GOAL >> Without the pictures, extract every line from the start of the material to the line containing "ys = alt.Scale(domain=[0, 400], nice=False)", both ends included.
+ + + + +
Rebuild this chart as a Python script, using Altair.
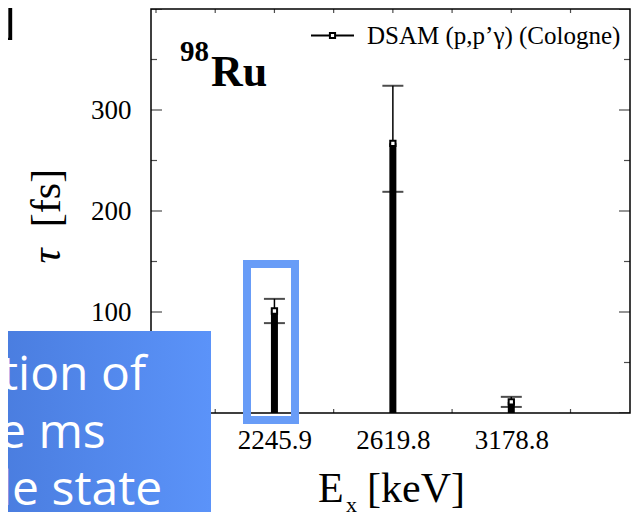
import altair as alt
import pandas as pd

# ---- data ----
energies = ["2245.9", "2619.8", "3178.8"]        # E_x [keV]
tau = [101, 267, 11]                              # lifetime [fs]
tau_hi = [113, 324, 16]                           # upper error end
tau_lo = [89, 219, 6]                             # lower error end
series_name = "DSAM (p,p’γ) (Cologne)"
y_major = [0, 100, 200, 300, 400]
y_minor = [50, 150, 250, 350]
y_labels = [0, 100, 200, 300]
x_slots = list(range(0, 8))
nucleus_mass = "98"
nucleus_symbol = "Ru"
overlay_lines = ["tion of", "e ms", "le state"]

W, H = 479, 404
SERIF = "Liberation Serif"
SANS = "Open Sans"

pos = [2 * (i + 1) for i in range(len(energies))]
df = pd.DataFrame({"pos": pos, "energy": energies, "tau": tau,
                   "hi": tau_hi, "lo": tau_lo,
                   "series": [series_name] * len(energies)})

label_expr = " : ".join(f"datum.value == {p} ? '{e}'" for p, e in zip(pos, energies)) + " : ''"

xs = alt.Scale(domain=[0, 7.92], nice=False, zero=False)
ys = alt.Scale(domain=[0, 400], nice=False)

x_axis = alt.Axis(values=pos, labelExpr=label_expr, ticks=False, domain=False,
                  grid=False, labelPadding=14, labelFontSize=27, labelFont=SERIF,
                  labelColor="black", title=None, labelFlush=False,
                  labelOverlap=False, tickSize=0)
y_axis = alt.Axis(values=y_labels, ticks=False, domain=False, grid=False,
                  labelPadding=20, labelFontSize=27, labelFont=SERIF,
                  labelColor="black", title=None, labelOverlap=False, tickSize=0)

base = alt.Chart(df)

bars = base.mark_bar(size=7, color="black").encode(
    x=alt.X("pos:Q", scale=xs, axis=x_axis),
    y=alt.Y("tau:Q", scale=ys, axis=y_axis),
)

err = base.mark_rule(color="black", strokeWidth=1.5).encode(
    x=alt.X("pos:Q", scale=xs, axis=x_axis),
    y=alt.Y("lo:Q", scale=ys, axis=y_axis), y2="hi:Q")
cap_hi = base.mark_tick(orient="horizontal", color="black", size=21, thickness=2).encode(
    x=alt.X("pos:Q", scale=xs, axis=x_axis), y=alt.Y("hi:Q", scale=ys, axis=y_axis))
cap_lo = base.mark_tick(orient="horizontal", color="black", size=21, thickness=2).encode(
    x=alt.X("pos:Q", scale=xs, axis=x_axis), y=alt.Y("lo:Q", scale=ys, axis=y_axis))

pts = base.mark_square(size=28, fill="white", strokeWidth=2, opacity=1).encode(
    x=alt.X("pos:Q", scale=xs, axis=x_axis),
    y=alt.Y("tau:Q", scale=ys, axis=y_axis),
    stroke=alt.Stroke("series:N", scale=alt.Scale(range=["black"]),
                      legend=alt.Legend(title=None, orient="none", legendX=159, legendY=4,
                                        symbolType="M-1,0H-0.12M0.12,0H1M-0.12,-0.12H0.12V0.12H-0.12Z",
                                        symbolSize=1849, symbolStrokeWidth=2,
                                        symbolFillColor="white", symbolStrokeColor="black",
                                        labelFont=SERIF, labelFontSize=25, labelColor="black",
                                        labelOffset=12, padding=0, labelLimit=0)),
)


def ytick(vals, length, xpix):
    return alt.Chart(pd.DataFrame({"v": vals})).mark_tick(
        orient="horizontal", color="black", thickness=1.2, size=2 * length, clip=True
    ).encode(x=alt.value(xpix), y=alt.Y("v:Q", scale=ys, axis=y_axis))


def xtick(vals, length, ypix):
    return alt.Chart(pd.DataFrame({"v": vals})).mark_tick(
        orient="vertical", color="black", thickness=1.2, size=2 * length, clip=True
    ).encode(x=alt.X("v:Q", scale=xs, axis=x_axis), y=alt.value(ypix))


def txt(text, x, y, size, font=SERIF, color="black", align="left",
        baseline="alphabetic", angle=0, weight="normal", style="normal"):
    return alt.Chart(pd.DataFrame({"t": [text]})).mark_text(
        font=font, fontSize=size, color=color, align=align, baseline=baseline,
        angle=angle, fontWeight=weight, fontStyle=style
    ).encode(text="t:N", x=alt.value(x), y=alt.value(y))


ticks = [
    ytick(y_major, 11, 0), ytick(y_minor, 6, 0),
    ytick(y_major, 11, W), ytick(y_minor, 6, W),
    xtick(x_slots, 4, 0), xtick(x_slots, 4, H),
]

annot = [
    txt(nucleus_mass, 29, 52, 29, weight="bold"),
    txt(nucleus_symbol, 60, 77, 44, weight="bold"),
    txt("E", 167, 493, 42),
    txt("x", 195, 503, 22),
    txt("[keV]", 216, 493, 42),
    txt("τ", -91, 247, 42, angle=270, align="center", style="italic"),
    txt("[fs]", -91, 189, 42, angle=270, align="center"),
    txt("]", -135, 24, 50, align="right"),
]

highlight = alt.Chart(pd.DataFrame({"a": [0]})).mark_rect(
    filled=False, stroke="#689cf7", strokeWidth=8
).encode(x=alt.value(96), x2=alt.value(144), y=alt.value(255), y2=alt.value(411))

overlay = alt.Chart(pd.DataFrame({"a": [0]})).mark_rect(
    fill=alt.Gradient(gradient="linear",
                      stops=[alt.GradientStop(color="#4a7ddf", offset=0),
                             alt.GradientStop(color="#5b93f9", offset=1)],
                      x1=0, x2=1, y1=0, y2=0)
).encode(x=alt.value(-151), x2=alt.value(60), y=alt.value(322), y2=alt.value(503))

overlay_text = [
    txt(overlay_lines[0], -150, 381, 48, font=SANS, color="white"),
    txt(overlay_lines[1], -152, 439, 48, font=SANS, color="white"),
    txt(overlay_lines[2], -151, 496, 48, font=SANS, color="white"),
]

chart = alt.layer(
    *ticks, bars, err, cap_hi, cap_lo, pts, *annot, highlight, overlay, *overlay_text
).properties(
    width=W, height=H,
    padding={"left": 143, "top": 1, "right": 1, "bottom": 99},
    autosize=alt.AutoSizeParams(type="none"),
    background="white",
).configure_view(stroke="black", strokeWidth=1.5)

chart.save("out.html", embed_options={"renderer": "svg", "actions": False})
+ + + + +
COMPLETE OUTPUT >>
Rebuild this chart as a Python script, using Altair.
import altair as alt
import pandas as pd

# ---- data ----
energies = ["2245.9", "2619.8", "3178.8"]        # E_x [keV]
tau = [101, 267, 11]                              # lifetime [fs]
tau_hi = [113, 324, 16]                           # upper error end
tau_lo = [89, 219, 6]                             # lower error end
series_name = "DSAM (p,p’γ) (Cologne)"
y_major = [0, 100, 200, 300, 400]
y_minor = [50, 150, 250, 350]
y_labels = [0, 100, 200, 300]
x_slots = list(range(0, 8))
nucleus_mass = "98"
nucleus_symbol = "Ru"
overlay_lines = ["tion of", "e ms", "le state"]

W, H = 479, 404
SERIF = "Liberation Serif"
SANS = "Open Sans"

pos = [2 * (i + 1) for i in range(len(energies))]
df = pd.DataFrame({"pos": pos, "energy": energies, "tau": tau,
                   "hi": tau_hi, "lo": tau_lo,
                   "series": [series_name] * len(energies)})

label_expr = " : ".join(f"datum.value == {p} ? '{e}'" for p, e in zip(pos, energies)) + " : ''"

xs = alt.Scale(domain=[0, 7.92], nice=False, zero=False)
ys = alt.Scale(domain=[0, 400], nice=False)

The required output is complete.